При Федоре Ивановиче (в 1586 году) прошла канонизация Василия Блаженного. Во время войны 1812 года, когда Наполеон занял Москву, собор Покрова Богородицы настолько понравился императору, что он решил перенести его в Париж. Технологии того времени не позволяли это осуществить. Тогда французы сначала устроили в храме конюшни, а позже заложили в основание собора взрывчатку и зажгли фитиль.
Собравшиеся москвичи молились о спасении храма. И произошло чудо – начался проливной дождь, который потушил фитиль.
Храм чудом уцелел во время Октябрьского переворота – на его стенах долго оставались следы от попадания снарядов.
В 1931 году к собору был перенесен бронзовый памятник Минину и Пожарскому (так власти освобождали площадь от строений, мешавших проведению парадов).
Лазарь Каганович, который преуспел в разрушении Казанского собора Кремля, храма Христа Спасителя и ряда других храмов Москвы, предложил снести и Покровский собор, чтобы полностью расчистить место массовых мероприятий. Легенда гласит, что Каганович приказал изготовить подробный макет Красной площади со снимающимся храмом и принес его Сталину. Пытаясь доказать вождю, что собор мешает машинам и проведению демонстраций, он неожиданно для Сталина сорвал макет храма с площади.

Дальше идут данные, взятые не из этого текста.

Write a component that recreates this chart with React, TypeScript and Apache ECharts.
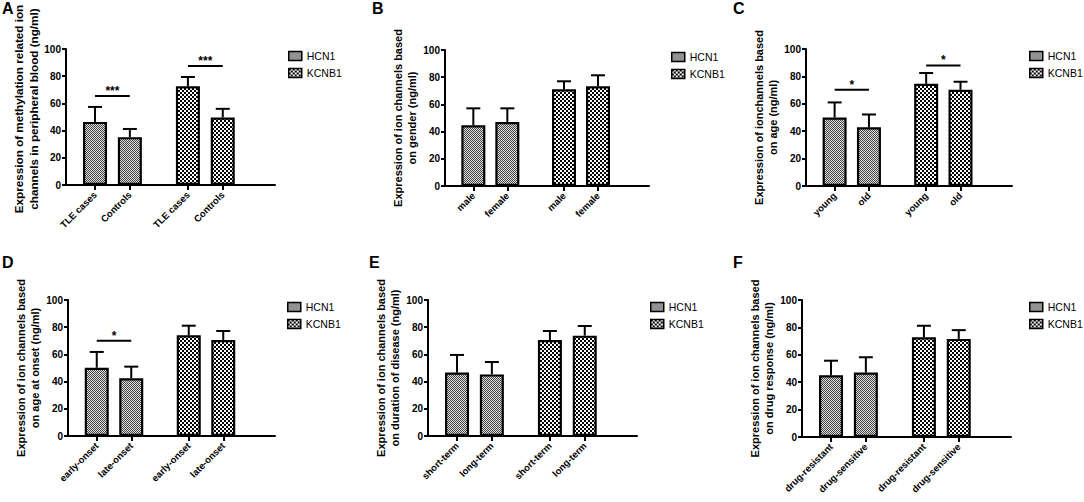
import React, { useEffect, useRef } from "react";
import * as echarts from "echarts";

// ---------- data ----------
const seriesNames = ["HCN1", "KCNB1"];
const panelLetters = ["A", "B", "C", "D", "E", "F"];
const yTitles = [
  "Expression of methylation related ion\nchannels in peripheral blood (ng/ml)",
  "Expression of ion channels based\non gender (ng/ml)",
  "Expression of ionchannels based\non age (ng/ml)",
  "Expression of ion channels based\non age at onset (ng/ml)",
  "Expression of ion channels based\non duration of disease (ng/ml)",
  "Expression of ion channels based\non drug response (ng/ml)",
];
const yTickValues = [0, 20, 40, 60, 80, 100];

const categoriesA = ["TLE cases", "Controls"];
const categoriesB = ["male", "female"];
const categoriesC = ["young", "old"];
const categoriesD = ["early-onset", "late-onset"];
const categoriesE = ["short-term", "long-term"];
const categoriesF = ["drug-resistant", "drug-sensitive"];

// means and mean+error (top of error bar)
const hcn1MeanA = [46.4, 35.2];
const hcn1TopA = [57.4, 41.2];
const kcnb1MeanA = [72.6, 49.6];
const kcnb1TopA = [79.4, 56];

const hcn1MeanB = [44.6, 47.1];
const hcn1TopB = [57.1, 57.1];
const kcnb1MeanB = [71.1, 73.3];
const kcnb1TopB = [77, 81.4];

const hcn1MeanC = [50, 42.8];
const hcn1TopC = [61, 52.2];
const kcnb1MeanC = [74.6, 70.2];
const kcnb1TopC = [82.5, 76.1];

const hcn1MeanD = [50.2, 42.4];
const hcn1TopD = [61.8, 51];
const kcnb1MeanD = [74, 70.6];
const kcnb1TopD = [81.1, 77.2];

const hcn1MeanE = [46.6, 45.3];
const hcn1TopE = [59.6, 54.4];
const kcnb1MeanE = [70.6, 73.8];
const kcnb1TopE = [77.2, 80.9];

const hcn1MeanF = [45, 47];
const hcn1TopF = [55.7, 58.2];
const kcnb1MeanF = [72.8, 71.6];
const kcnb1TopF = [81.2, 78];

// significance brackets: [group (0 HCN1, 1 KCNB1), level, label]
const sigA = [[0, 65.4, "***"], [1, 87.5, "***"]];
const sigB: any[] = [];
const sigC = [[0, 70.2, "*"], [1, 88, "*"]];
const sigD = [[0, 70.1, "*"]];
const sigE: any[] = [];
const sigF: any[] = [];

const panels = [
  { cats: categoriesA, hm: hcn1MeanA, ht: hcn1TopA, km: kcnb1MeanA, kt: kcnb1TopA, sig: sigA },
  { cats: categoriesB, hm: hcn1MeanB, ht: hcn1TopB, km: kcnb1MeanB, kt: kcnb1TopB, sig: sigB },
  { cats: categoriesC, hm: hcn1MeanC, ht: hcn1TopC, km: kcnb1MeanC, kt: kcnb1TopC, sig: sigC },
  { cats: categoriesD, hm: hcn1MeanD, ht: hcn1TopD, km: kcnb1MeanD, kt: kcnb1TopD, sig: sigD },
  { cats: categoriesE, hm: hcn1MeanE, ht: hcn1TopE, km: kcnb1MeanE, kt: kcnb1TopE, sig: sigE },
  { cats: categoriesF, hm: hcn1MeanF, ht: hcn1TopF, km: kcnb1MeanF, kt: kcnb1TopF, sig: sigF },
];

// ---------- layout ----------
const FONT = "'Liberation Sans', Arial, Helvetica, sans-serif";
const SLOT_COUNT = 18;
const barSlots = [2, 5, 10, 13]; // HCN1 x2, KCNB1 x2
const grids = [
  { left: 66, top: 49, width: 209, height: 136 },
  { left: 445, top: 50, width: 204, height: 136 },
  { left: 806, top: 49, width: 206, height: 137 },
  { left: 68, top: 300, width: 207, height: 136 },
  { left: 428, top: 300, width: 209, height: 136 },
  { left: 802, top: 300, width: 209, height: 137 },
];
const nameGaps = [23, 26, 18, 22, 24, 20];
const nameFontSizes = [11.7, 11, 11, 11, 11, 11];
const nameShift = [16, 0, 0, 0, 0, 0];
const legendPos: any[] = [
  { left: 288, top: 50 },
  { left: 671, top: 51 },
  { left: 1029, top: 50 },
  { left: 287, top: 301 },
  { left: 650, top: 301 },
  { left: 1029, top: 301 },
];
const letterPos = [
  { x: 2, y: 0 },
  { x: 372, y: 0 },
  { x: 733, y: 0 },
  { x: 2, y: 254 },
  { x: 369, y: 254 },
  { x: 733, y: 254 },
];

function makePattern(kind: "fine" | "checker") {
  const c = document.createElement("canvas");
  if (kind === "fine") {
    c.width = 2;
    c.height = 2;
    const ctx = c.getContext("2d")!;
    ctx.fillStyle = "#e0e0e0";
    ctx.fillRect(0, 0, 2, 2);
    ctx.fillStyle = "#444444";
    ctx.fillRect(0, 0, 1, 1);
    ctx.fillRect(1, 1, 1, 1);
  } else {
    c.width = 4;
    c.height = 4;
    const ctx = c.getContext("2d")!;
    ctx.fillStyle = "#ffffff";
    ctx.fillRect(0, 0, 4, 4);
    ctx.fillStyle = "#000000";
    ctx.fillRect(0, 0, 2, 2);
    ctx.fillRect(2, 2, 2, 2);
  }
  return c;
}

export default function App() {
  const ref = useRef<HTMLDivElement>(null);
  useEffect(() => {
    document.body.style.margin = "0";
    if (!ref.current) return;
    const chart = echarts.init(ref.current, undefined, { renderer: "svg" });
    const fills = [
      { image: makePattern("fine"), repeat: "repeat" },
      { image: makePattern("checker"), repeat: "repeat" },
    ];

    const xAxis: any[] = [];
    const yAxis: any[] = [];
    const series: any[] = [];
    const legend: any[] = [];
    const graphic: any[] = [];

    panels.forEach((p, i) => {
      const slotLabels: string[] = Array.from({ length: SLOT_COUNT }, () => "");
      barSlots.forEach((s, k) => (slotLabels[s] = p.cats[k % 2]));
      const slotKeys = Array.from({ length: SLOT_COUNT }, (_, k) => "s" + k);
      const show = (idx: number) => barSlots.indexOf(idx) >= 0;

      xAxis.push({
        gridIndex: i,
        type: "category",
        data: slotKeys,
        boundaryGap: true,
        axisLine: { show: true, lineStyle: { color: "#000", width: 2 } },
        axisTick: {
          show: true,
          alignWithLabel: true,
          interval: (idx: number) => show(idx),
          length: 5,
          lineStyle: { color: "#000", width: 2 },
        },
        axisLabel: {
          interval: (idx: number) => show(idx),
          formatter: (_v: string, idx: number) => slotLabels[idx],
          rotate: 45,
          margin: 8,
          fontSize: 9.5,
          fontWeight: "bold",
          color: "#000",
          fontFamily: FONT,
        },
        splitLine: { show: false },
      });
      yAxis.push({
        gridIndex: i,
        type: "value",
        min: yTickValues[0],
        max: yTickValues[yTickValues.length - 1],
        interval: yTickValues[1] - yTickValues[0],
        axisLine: { show: true, lineStyle: { color: "#000", width: 2 } },
        axisTick: { show: true, length: 4, lineStyle: { color: "#000", width: 2 } },
        axisLabel: { margin: 5, fontSize: 10, fontWeight: "bold", color: "#000", fontFamily: FONT },
        splitLine: { show: false },
        name: yTitles[i],
        nameLocation: "middle",
        nameGap: nameGaps[i],
        nameTextStyle: {
          fontSize: nameFontSizes[i],
          fontWeight: "bold",
          color: "#000",
          lineHeight: nameFontSizes[i] + 3,
          fontFamily: FONT,
          padding: [0, 0, 0, nameShift[i]],
        },
      });

      const groups = [
        { mean: p.hm, top: p.ht, slots: [barSlots[0], barSlots[1]] },
        { mean: p.km, top: p.kt, slots: [barSlots[2], barSlots[3]] },
      ];
      groups.forEach((g, gi) => {
        const arr: any[] = Array.from({ length: SLOT_COUNT }, () => null);
        g.slots.forEach((s, k) => (arr[s] = g.mean[k]));
        series.push({
          type: "bar",
          name: seriesNames[gi],
          xAxisIndex: i,
          yAxisIndex: i,
          data: arr,
          barWidth: 24,
          barGap: "-100%",
          itemStyle: { color: fills[gi], borderColor: "#000", borderWidth: 2.2 },
          emphasis: { disabled: true },
          z: 2,
        });
      });

      const errData: any[] = [];
      groups.forEach((g) => g.slots.forEach((s, k) => errData.push([s, g.mean[k], g.top[k]])));
      series.push({
        type: "custom",
        xAxisIndex: i,
        yAxisIndex: i,
        data: errData,
        encode: { x: 0, y: [1, 2] },
        z: 3,
        silent: true,
        renderItem: (_params: any, api: any) => {
          const s = api.value(0);
          const p0 = api.coord([s, api.value(1)]);
          const p1 = api.coord([s, api.value(2)]);
          return {
            type: "group",
            children: [
              { type: "line", shape: { x1: p0[0], y1: p0[1], x2: p1[0], y2: p1[1] }, style: { stroke: "#000", lineWidth: 2 } },
              { type: "line", shape: { x1: p1[0] - 7, y1: p1[1], x2: p1[0] + 7, y2: p1[1] }, style: { stroke: "#000", lineWidth: 2 } },
            ],
          };
        },
      });

      if (p.sig.length) {
        const sigData = p.sig.map((sg: any) => {
          const slots = sg[0] === 0 ? [barSlots[0], barSlots[1]] : [barSlots[2], barSlots[3]];
          return [slots[0], slots[1], sg[1]];
        });
        const sigLabels = p.sig.map((sg: any) => sg[2]);
        series.push({
          type: "custom",
          xAxisIndex: i,
          yAxisIndex: i,
          data: sigData,
          encode: { x: [0, 1], y: 2 },
          z: 4,
          silent: true,
          renderItem: (params: any, api: any) => {
            const a = api.coord([api.value(0), api.value(2)]);
            const b = api.coord([api.value(1), api.value(2)]);
            return {
              type: "group",
              children: [
                { type: "line", shape: { x1: a[0], y1: a[1], x2: b[0], y2: b[1] }, style: { stroke: "#000", lineWidth: 2 } },
                {
                  type: "text",
                  x: (a[0] + b[0]) / 2,
                  y: a[1] + 1,
                  style: {
                    text: sigLabels[params.dataIndex],
                    align: "center",
                    verticalAlign: "bottom",
                    fontSize: 12,
                    fontWeight: "bold",
                    fill: "#000",
                    fontFamily: FONT,
                  },
                },
              ],
            };
          },
        });
      }

      legend.push({
        ...legendPos[i],
        orient: "vertical",
        icon: "rect",
        padding: 0,
        itemWidth: 13,
        itemHeight: 9,
        itemGap: 5,
        selectedMode: false,
        data: seriesNames,
        itemStyle: { borderColor: "#000", borderWidth: 1.5 },
        textStyle: { fontSize: 10.5, color: "#000", fontFamily: FONT, lineHeight: 12 },
      });

      graphic.push({
        type: "text",
        x: letterPos[i].x,
        y: letterPos[i].y,
        style: {
          text: panelLetters[i],
          fontSize: 16,
          fontWeight: "bold",
          fill: "#000",
          fontFamily: FONT,
          verticalAlign: "top",
          align: "left",
        },
      });
    });

    chart.setOption({
      animation: false,
      backgroundColor: "#fff",
      grid: grids.map((g) => ({ ...g, containLabel: false, outerBoundsMode: "none" })),
      xAxis,
      yAxis,
      series,
      legend,
      graphic,
      tooltip: { show: false },
    });
    return () => chart.dispose();
  }, []);

  return (
    <div style={{ position: "absolute", left: 0, top: 0, width: 1084, height: 502, background: "#fff" }}>
      <div ref={ref} style={{ width: 1084, height: 502 }} />
    </div>
  );
}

Удивленный Сталин якобы в тот момент произнес фразу:
– Лазарь, поставь на место!
И вопрос о сносе собора отложили.
Согласно другой легенде, спасением собор Покрова Богородицы обязан известному реставратору Петру Дмитриевичу Барановскому, который посылал телеграммы Сталину с призывом не разрушать храм.
Легенда гласит, что Барановский, которого пригласили в связи с этим вопросом в Кремль, встал перед собравшимися членами ЦК на колени, умоляя сохранить культовое строение. И это неожиданно подействовало.